Rachel Campbell’s work is luscious, filled with still lives of corn dogs, Krispy Kremes, and other treats. Then there are the “trailers.” Scenes of mobile homes are laid out and brilliantly colored so that they might be sweets as well. All of these are done in oil paint on canvas, which gives them such a richness of color. Then they were coated with varnish so that they actually glisten. You can view her work at her website: www.rachelcampbellpainting.com
Ross Ford does large, colorful, lyrical pieces: gestures frozen on canvas in bright acrylics. But to me his most facscinating work is in the tiny pieces penned on paper; those reveal the source of the large pieces. His sheets of paper, all with a date and time at the top, have a grid of many, many “figures,” and each one is different. Yet each of them is at the same scale and ordered by a grid. Each is controlled by a general movement that begins at the upper left, moves through the center, and ends at the lower right. There is incredible order in these pieces, which at first glance seem random.
In seeking a formal vocabulary he has created a process in which he has purposely limited the variables, as if he were a scientist looking for patterns in a noisy universe. He has books and books full of his figures, which he generates by this iterative process. Then he edits- with the same control, choosing one from each page to make into a larger figure -- to see what he can distill from his subconscious mind.
Ross’s website is: www.rossfordart.com
Wendy Kowalski’s pieces hit an emotional chord in many viewers. It’s hard not to be entranced by her paintings/drawings/sculpture.
Though our center conference room is brightly lit, Wendy preferred to turn the lights down, telling me that it was under low light that she painted the pieces. An underwater scene stretches among numerous and varied sized panels, painted with endearing figures and large leafed plants, fruit, and jellyfish. Some are on large panels, some on bocks that spin, some in frames of boxes that have popped out of another part of the scene. Nothing is static. Lift a cover and discover a seed pod that generates life all around it. In the dimmer light you can feel that you might be in an aquarium, glimpsing a different, yet familiar world. And this is only a small part of what she has displayed.

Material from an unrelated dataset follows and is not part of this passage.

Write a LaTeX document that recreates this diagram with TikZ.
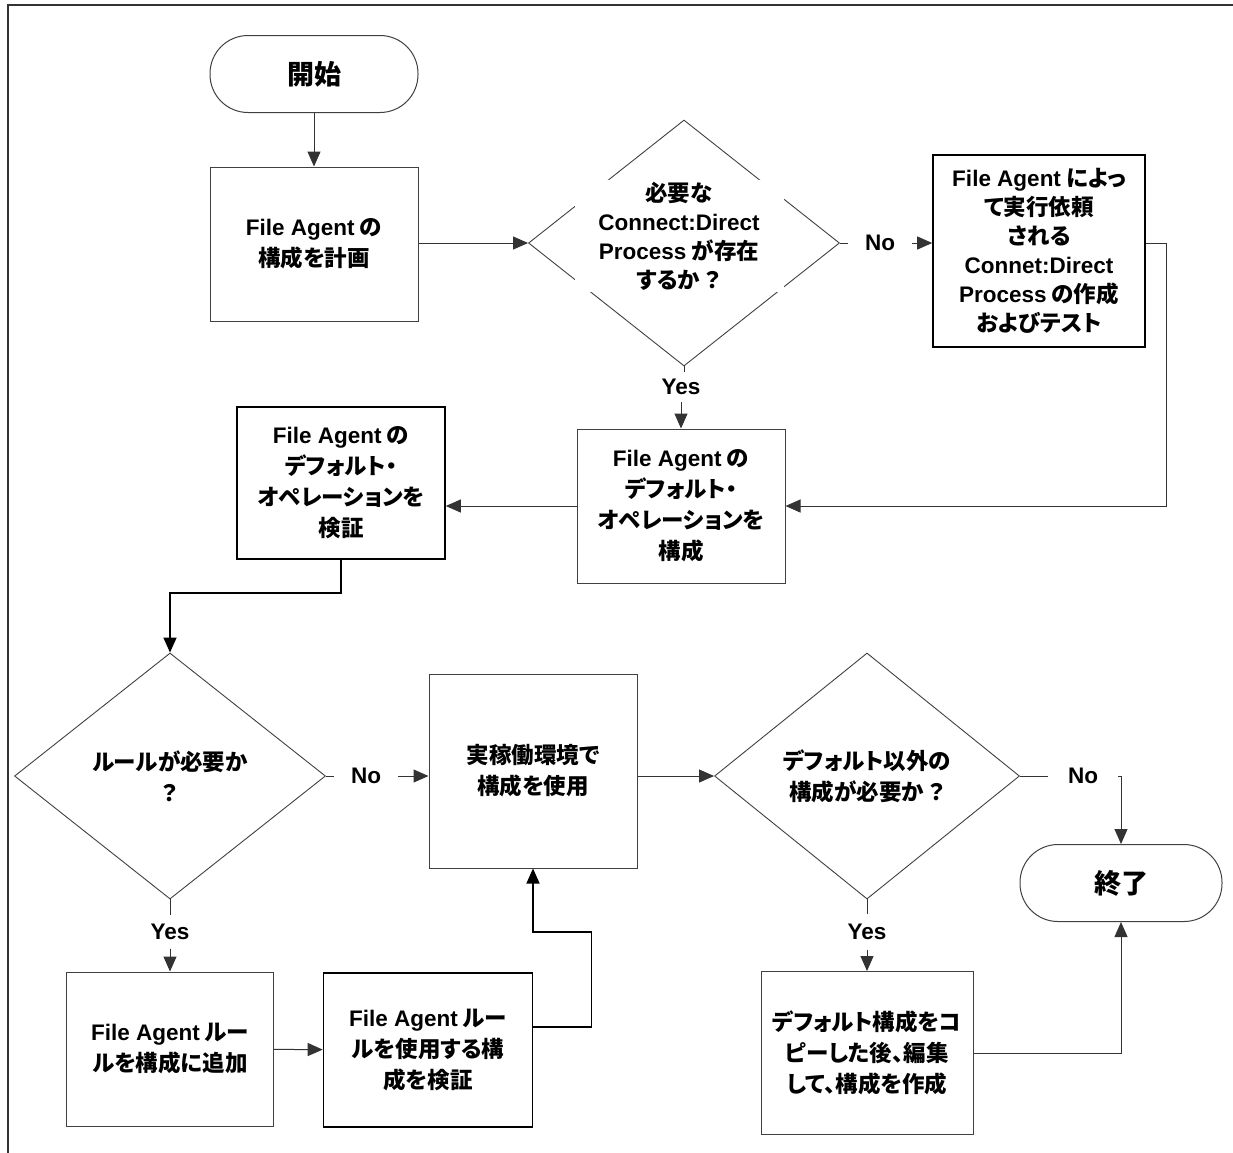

And Wendy is prolific, filling rooms with paper mache plants coming out of the wall, ready to grab you, beautifully rendered figures that float in their world, and even a whole wall devoted to small paintings of trees that ooze and melt. The display is like being at carnival, with colorful objects all about you seeking your attention.
Urban Durham is fortunate that these artists have shared their work with us. If you missed the spring artwalk, we invite you to come by our office and check out these artists while there work is still here.